Faculty Sponsor: 
Kellman, Phil
Department: 
Psychology
Contact Name: 
Susan Carrigan
Room Number: 
Franz Hall 2349
Description of Research Project: 
In natural settings, most objects are occluded by themselves or other objects. The light such objects project to our eyes is incomplete and fragmentary. Yet our perception is not of incomplete, fragmentary objects. Our visual system overcomes the gaps in the input it receives to generate perceptions that accurately represent the objects in our world. A primary process by which we accomplish this is contour interpolation - a process by which visible contours are connected across gaps caused by occlusion. Because occlusion is ubiquitous, understanding the mechanisms responsible for interpolation is an important goal of perceptual research.
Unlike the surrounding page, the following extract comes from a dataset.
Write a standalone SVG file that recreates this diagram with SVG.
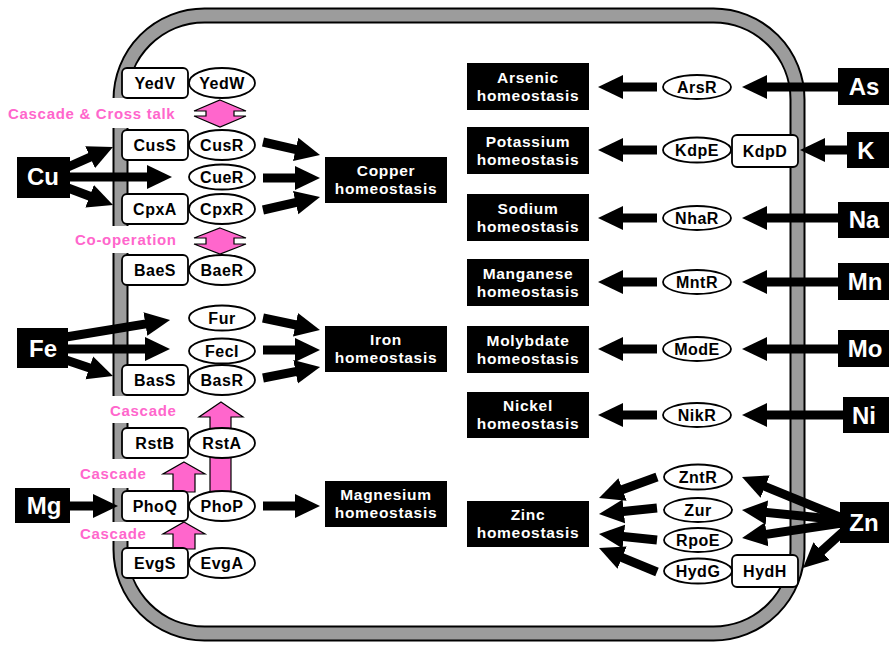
<svg xmlns="http://www.w3.org/2000/svg" width="889" height="645" viewBox="0 0 889 645">
  <style>
    text { font-family: "Liberation Sans", Arial, Helvetica, sans-serif; font-weight: bold; }
    .box { fill: #fff; stroke: #000; stroke-width: 1.8; }
    .lbl { font-size: 16px; letter-spacing: 0.5px; text-anchor: middle; fill: #000; }
    .ion { fill: #000; }
    .ion-t { font-size: 24px; text-anchor: middle; fill: #fff; }
    .home { fill: #000; }
    .home-t { font-size: 15.5px; letter-spacing: 0.7px; text-anchor: middle; fill: #fff; }
    .note { font-size: 15px; letter-spacing: 0.7px; fill: #ff66cc; }
    .pk { fill: #ff66cc; stroke: #000; stroke-width: 1.2; stroke-linejoin: miter; }
    .arr { fill: none; stroke: #000; stroke-width: 9; marker-end: url(#ah); }
    .mask { fill: #fff; }
  </style>
  <defs>
    <marker id="ah" markerUnits="userSpaceOnUse" markerWidth="25" markerHeight="25" viewBox="0 0 25 25" refX="13" refY="12.5" orient="auto">
      <path d="M0,0.5 L25,12.5 L0,24.5 z" fill="#000"/>
    </marker>
  </defs>

  <rect width="889" height="645" fill="#fff"/>

  <!-- cell membrane: grey band with black edges -->
  <g id="membrane">
    <rect x="120.5" y="15.5" width="677" height="618" rx="84" ry="84" fill="none" stroke="#000" stroke-width="16"/>
    <rect x="120.5" y="15.5" width="677" height="618" rx="84" ry="84" fill="none" stroke="#9c9c9c" stroke-width="12"/>
    <!-- openings in the membrane next to the side labels -->
    <rect class="mask" x="104" y="98" width="32" height="30"/>
    <rect class="mask" x="104" y="226" width="32" height="27"/>
    <rect class="mask" x="104" y="396" width="32" height="27"/>
    <rect class="mask" x="104" y="459" width="32" height="29"/>
    <rect class="mask" x="104" y="522" width="32" height="19"/>
  </g>

  <!-- interaction labels -->
  <g id="notes">
    <text class="note" x="8" y="119">Cascade &amp; Cross talk</text>
    <text class="note" x="75" y="245">Co-operation</text>
    <text class="note" x="110" y="416">Cascade</text>
    <text class="note" x="80" y="479">Cascade</text>
    <text class="note" x="80" y="539">Cascade</text>
  </g>

  <g id="connectors">
    <!-- Cu inputs -->
    <path class="arr" d="M68,167 L102,151.9"/>
    <path class="arr" d="M68,177 L160,177"/>
    <path class="arr" d="M68,188 L101.8,200.8"/>
    <!-- to copper homeostasis -->
    <path class="arr" d="M263,142 L308.3,152.3"/>
    <path class="arr" d="M263,178 L308,178"/>
    <path class="arr" d="M263,210 L308.3,199.7"/>
    <!-- Fe inputs -->
    <path class="arr" d="M66,337 L158.2,321.9"/>
    <path class="arr" d="M66,349 L158,349"/>
    <path class="arr" d="M66,360 L101.6,372.1"/>
    <!-- to iron homeostasis -->
    <path class="arr" d="M263,318 L308.2,327.5"/>
    <path class="arr" d="M263,350 L308,350"/>
    <path class="arr" d="M263,378 L308.3,369.2"/>
    <!-- Mg input and magnesium homeostasis -->
    <path class="arr" d="M68,506 L106,506"/>
    <path class="arr" d="M263,506 L308,506"/>

    <!-- cross-regulation (pink) -->
    <polygon class="pk" points="220,100 246,111 234,111 234,116 246,116 220,127 194,116 206,116 206,111 194,111"/>
    <polygon class="pk" points="220,228 246,238 234,238 234,244 246,244 220,254 194,244 206,244 206,238 194,238"/>
    <polygon class="pk" points="221,402 243,417 231,417 231,493 210,493 210,417 199,417"/>
    <polygon class="pk" points="184,462 205,474 195,474 195,492 173,492 173,474 163,474"/>
    <polygon class="pk" points="184,522 205,534 195,534 195,549 173,549 173,534 163,534"/>

    <!-- right side: ion -> regulator -->
    <path class="arr" d="M842,87 L754,87"/>
    <path class="arr" d="M850,150 L812,150"/>
    <path class="arr" d="M842,218 L754,218"/>
    <path class="arr" d="M842,282 L754,282"/>
    <path class="arr" d="M842,349 L754,349"/>
    <path class="arr" d="M846,415 L754,415"/>
    <!-- right side: regulator -> homeostasis -->
    <path class="arr" d="M657,87 L610,87"/>
    <path class="arr" d="M657,150 L610,150"/>
    <path class="arr" d="M657,218 L610,218"/>
    <path class="arr" d="M657,282 L610,282"/>
    <path class="arr" d="M657,349 L610,349"/>
    <path class="arr" d="M657,415 L610,415"/>
    <!-- Zn inputs -->
    <path class="arr" d="M842,518 L753.1,481.6"/>
    <path class="arr" d="M842,520 L753.9,511.2"/>
    <path class="arr" d="M842,523 L753.9,536.2"/>
    <path class="arr" d="M845,530 L811.9,559.9"/>
    <!-- to zinc homeostasis -->
    <path class="arr" d="M657,477 L610.3,493.9"/>
    <path class="arr" d="M657,508 L610.9,512.8"/>
    <path class="arr" d="M657,540 L610.9,535.2"/>
    <path class="arr" d="M657,572 L610.1,552.6"/>
  </g>

  <!-- metal ions -->
  <g id="ion-Cu"><rect class="ion" x="17" y="157" width="53" height="41"/><text class="ion-t" x="43" y="185">Cu</text></g>
  <g id="ion-Fe"><rect class="ion" x="17" y="328" width="51" height="40"/><text class="ion-t" x="43" y="357">Fe</text></g>
  <g id="ion-Mg"><rect class="ion" x="15" y="488" width="55" height="35"/><text class="ion-t" x="44" y="514">Mg</text></g>
  <g id="ion-As"><rect class="ion" x="838" y="68" width="51" height="37"/><text class="ion-t" x="864" y="95">As</text></g>
  <g id="ion-K"><rect class="ion" x="847" y="132" width="42" height="36"/><text class="ion-t" x="866" y="159">K</text></g>
  <g id="ion-Na"><rect class="ion" x="838" y="202" width="51" height="36"/><text class="ion-t" x="864" y="228">Na</text></g>
  <g id="ion-Mn"><rect class="ion" x="838" y="263" width="51" height="37"/><text class="ion-t" x="865" y="290">Mn</text></g>
  <g id="ion-Mo"><rect class="ion" x="838" y="330" width="51" height="37"/><text class="ion-t" x="865" y="357">Mo</text></g>
  <g id="ion-Ni"><rect class="ion" x="843" y="397" width="46" height="36"/><text class="ion-t" x="864" y="424">Ni</text></g>
  <g id="ion-Zn"><rect class="ion" x="840" y="502" width="49" height="41"/><text class="ion-t" x="864" y="531">Zn</text></g>

  <!-- sensor kinases (membrane) -->
  <g id="YedV"><rect class="box" x="122" y="68" width="66" height="30" rx="5"/><text class="lbl" x="155" y="88.5">YedV</text></g>
  <g id="CusS"><rect class="box" x="122" y="130" width="66" height="30" rx="5"/><text class="lbl" x="155" y="150.5">CusS</text></g>
  <g id="CpxA"><rect class="box" x="122" y="194" width="66" height="30" rx="5"/><text class="lbl" x="155" y="214.5">CpxA</text></g>
  <g id="BaeS"><rect class="box" x="122" y="255" width="66" height="30" rx="5"/><text class="lbl" x="155" y="275.5">BaeS</text></g>
  <g id="BasS"><rect class="box" x="122" y="365" width="66" height="30" rx="5"/><text class="lbl" x="155" y="385.5">BasS</text></g>
  <g id="RstB"><rect class="box" x="122" y="428" width="66" height="30" rx="5"/><text class="lbl" x="155" y="448.5">RstB</text></g>
  <g id="PhoQ"><rect class="box" x="122" y="491" width="66" height="30" rx="5"/><text class="lbl" x="155" y="511.5">PhoQ</text></g>
  <g id="EvgS"><rect class="box" x="122" y="548" width="66" height="30" rx="5"/><text class="lbl" x="155" y="568.5">EvgS</text></g>
  <g id="KdpD"><rect class="box" x="732" y="135" width="66" height="32" rx="5"/><text class="lbl" x="765" y="156.5">KdpD</text></g>
  <g id="HydH"><rect class="box" x="732" y="555" width="66" height="32" rx="5"/><text class="lbl" x="765" y="576.5">HydH</text></g>

  <!-- regulators -->
  <g id="YedW"><ellipse class="box" cx="222" cy="83" rx="33" ry="15"/><text class="lbl" x="222" y="88.5">YedW</text></g>
  <g id="CusR"><ellipse class="box" cx="222" cy="145" rx="33" ry="15"/><text class="lbl" x="222" y="150.5">CusR</text></g>
  <g id="CueR"><ellipse class="box" cx="222" cy="177" rx="33" ry="12.5"/><text class="lbl" x="222" y="182.5">CueR</text></g>
  <g id="CpxR"><ellipse class="box" cx="222" cy="209" rx="33" ry="15"/><text class="lbl" x="222" y="214.5">CpxR</text></g>
  <g id="BaeR"><ellipse class="box" cx="222" cy="270" rx="33" ry="15"/><text class="lbl" x="222" y="275.5">BaeR</text></g>
  <g id="Fur"><ellipse class="box" cx="222" cy="318" rx="33" ry="12.5"/><text class="lbl" x="222" y="323.5">Fur</text></g>
  <g id="FecI"><ellipse class="box" cx="222" cy="351" rx="33" ry="12.5"/><text class="lbl" x="222" y="356.5">FecI</text></g>
  <g id="BasR"><ellipse class="box" cx="222" cy="380" rx="33" ry="15"/><text class="lbl" x="222" y="385.5">BasR</text></g>
  <g id="RstA"><ellipse class="box" cx="222" cy="443" rx="33" ry="15"/><text class="lbl" x="222" y="448.5">RstA</text></g>
  <g id="PhoP"><ellipse class="box" cx="222" cy="506" rx="33" ry="15"/><text class="lbl" x="222" y="511.5">PhoP</text></g>
  <g id="EvgA"><ellipse class="box" cx="222" cy="563" rx="33" ry="15"/><text class="lbl" x="222" y="568.5">EvgA</text></g>
  <g id="ArsR"><ellipse class="box" cx="697" cy="87" rx="34" ry="12"/><text class="lbl" x="697" y="92.5">ArsR</text></g>
  <g id="KdpE"><ellipse class="box" cx="697" cy="150" rx="34" ry="12.5"/><text class="lbl" x="697" y="155.5">KdpE</text></g>
  <g id="NhaR"><ellipse class="box" cx="697" cy="218" rx="34" ry="12"/><text class="lbl" x="697" y="223.5">NhaR</text></g>
  <g id="MntR"><ellipse class="box" cx="697" cy="282" rx="34" ry="12"/><text class="lbl" x="697" y="287.5">MntR</text></g>
  <g id="ModE"><ellipse class="box" cx="697" cy="349" rx="34" ry="12"/><text class="lbl" x="697" y="354.5">ModE</text></g>
  <g id="NikR"><ellipse class="box" cx="697" cy="415" rx="34" ry="12"/><text class="lbl" x="697" y="420.5">NikR</text></g>
  <g id="ZntR"><ellipse class="box" cx="698" cy="477" rx="34" ry="12.5"/><text class="lbl" x="698" y="482.5">ZntR</text></g>
  <g id="Zur"><ellipse class="box" cx="698" cy="510" rx="34" ry="12"/><text class="lbl" x="698" y="515.5">Zur</text></g>
  <g id="RpoE"><ellipse class="box" cx="698" cy="540" rx="34" ry="12"/><text class="lbl" x="698" y="545.5">RpoE</text></g>
  <g id="HydG"><ellipse class="box" cx="698" cy="571" rx="34" ry="12.5"/><text class="lbl" x="698" y="576.5">HydG</text></g>

  <!-- homeostasis outcomes -->
  <g id="copper-homeostasis"><rect class="home" x="325" y="157" width="122" height="46"/><text class="home-t" x="386" y="176">Copper</text><text class="home-t" x="386" y="194">homeostasis</text></g>
  <g id="iron-homeostasis"><rect class="home" x="325" y="326" width="122" height="46"/><text class="home-t" x="386" y="345">Iron</text><text class="home-t" x="386" y="363">homeostasis</text></g>
  <g id="magnesium-homeostasis"><rect class="home" x="325" y="481" width="122" height="46"/><text class="home-t" x="386" y="500">Magnesium</text><text class="home-t" x="386" y="518">homeostasis</text></g>
  <g id="arsenic-homeostasis"><rect class="home" x="467" y="63" width="122" height="47"/><text class="home-t" x="528" y="83">Arsenic</text><text class="home-t" x="528" y="101">homeostasis</text></g>
  <g id="potassium-homeostasis"><rect class="home" x="467" y="127" width="122" height="47"/><text class="home-t" x="528" y="147">Potassium</text><text class="home-t" x="528" y="165">homeostasis</text></g>
  <g id="sodium-homeostasis"><rect class="home" x="467" y="194" width="122" height="47"/><text class="home-t" x="528" y="214">Sodium</text><text class="home-t" x="528" y="232">homeostasis</text></g>
  <g id="manganese-homeostasis"><rect class="home" x="467" y="259" width="122" height="47"/><text class="home-t" x="528" y="279">Manganese</text><text class="home-t" x="528" y="297">homeostasis</text></g>
  <g id="molybdate-homeostasis"><rect class="home" x="467" y="326" width="122" height="47"/><text class="home-t" x="528" y="346">Molybdate</text><text class="home-t" x="528" y="364">homeostasis</text></g>
  <g id="nickel-homeostasis"><rect class="home" x="467" y="392" width="122" height="46"/><text class="home-t" x="528" y="411">Nickel</text><text class="home-t" x="528" y="429">homeostasis</text></g>
  <g id="zinc-homeostasis"><rect class="home" x="467" y="501" width="122" height="46"/><text class="home-t" x="528" y="520">Zinc</text><text class="home-t" x="528" y="538">homeostasis</text></g>
</svg>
A persisting and complicated problem involves determining what inputs are used to complete objects. The problem is characterized by contradictory findings regarding the influence of local geometry versus global factors such as object symmetry. Some preliminary evidence suggests that local interpolation mechanisms and more global factors may comprise separable processes. The first is a low-level process that completes contours based on local geometry. The second is a higher-order process that uses global cues, and/or past experience, to suggest the most likely shape of a partly hidden object. The result of the first process would be a crisp, precise perceptual representation of interpolated contours. The outcome of the second process would consist at least of a decision regarding the likely symmetry or familiarity of the object, but would not include a perceptual representation with precise borders. This project utilizes a dot localization method to distinguish these dual processes experimentally.
Description of Student Responsibilities: 
At a minimum: running subjects. There is potential for more responsibility, depending on what kinds of activities the student is interested in becoming involved in. Potential responsibilities: programming (in Matlab), analyzing data, presenting in lab meetings, literature review.